A Petrobrás reconheceu em seu balanço financeiro de 2014, divulgado com atraso, a perda de R$ 6,194 bilhões por causa de gastos relacionados à corrupção, feitos de 2004 a 2012, e identificados nas investigações da operação Lava Jato, da Polícia Federal. Outros R$ 44,636 bilhões foram registrados como perdas após revisão no valor de ativos. Com isso, registrou prejuízo de R$ 21,587 bilhões em 2014, o primeiro resultado negativo anual desde 1991. 

A estatal pontuou que as investigações internas e externas ainda estão em andamento, mas que já toma medidas jurídicas necessárias perante as autoridades brasileiras para buscar ressarcimento pelos prejuízos sofridos, incluindo aqueles relacionados à sua reputação. A Petrobrás espera. inclusive, entrar com ações cíveis contra membros da Lava Jato.

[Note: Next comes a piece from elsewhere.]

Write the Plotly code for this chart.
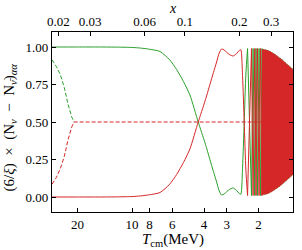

Tombo põe em xeque política para o setor de petróleo
O Estado de S.Paulo/Análise: Irany Tereza

O ano de 2014 entrou para a história da Petrobrás com uma carga negativa que impressiona. Difícil imaginar uma dívida de R$ 351 bilhões, que corresponde a quase cinco vezes a capacidade da companhia de fazer dinheiro, e não pensar no longo tempo que a empresa consumirá no processo de recuperação. Não foi à toa que, antes das más notícias de ontem, a petroleira correu para divulgar, na última sexta-feira, a obtenção de créditos pré-aprovados com bancos públicos e Bradesco, de R$ 9,5 bilhões.

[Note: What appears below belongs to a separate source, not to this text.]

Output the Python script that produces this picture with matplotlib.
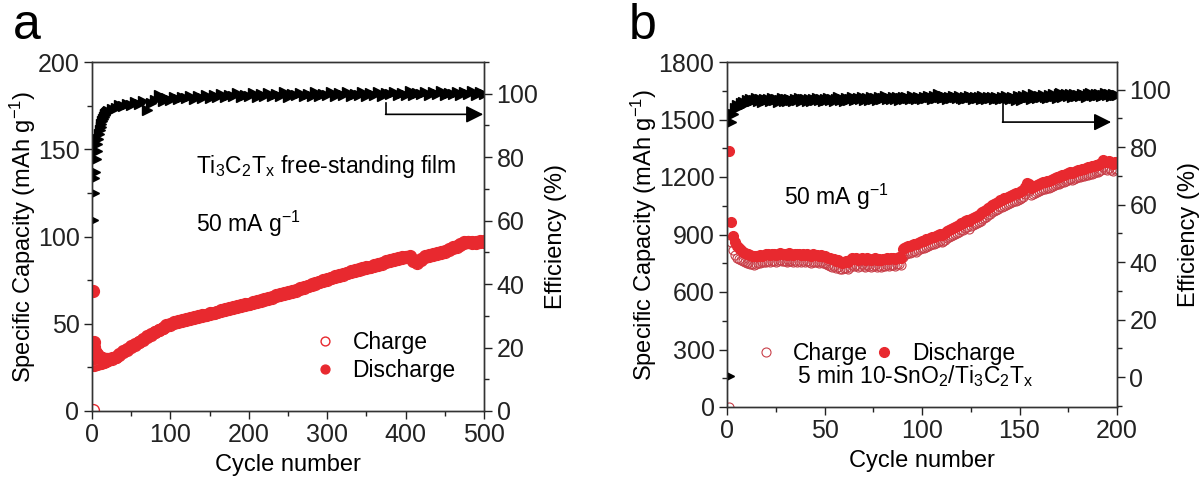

Está claro que, para voltar a crescer, a Petrobrás terá de encolher ainda mais. O mote da mudança de rumo ficou evidente: menos investimento, mais parcerias e venda de ativos. O patrimônio, que encolheu drasticamente - tanto pela recalibragem de seu valor quanto pela faxina que tentou expurgar valores inflados pela corrupção - vai minguar mais um pouco. Depois de 24 anos de lucro e farta distribuição de dividendos - tendo o Tesouro como o maior beneficiário -, a Petrobrás registrou um inacreditável prejuízo de R$ 21,6 bilhões.

Tudo isso deixa no ar algumas interrogações. Os planos do governo para a exploração do pré-sal serão mantidos tendo a Petrobrás como operadora única de toda a região, responsável por 30% dos investimentos? E o nível de participação da indústria nacional, o "conteúdo local", uma das grandes bandeiras do PT, terá condições de ser mantido em porcentuais em torno de 65%?

Há algum tempo circulam informações de que a política energética terá de sofrer fortes alterações. A revisão vai começar pela empresa, que trará para patamares mais realistas os investimentos no pré-sal. O passo seguinte pode ser uma reforma mais profunda, incluindo o marco regulatório do setor.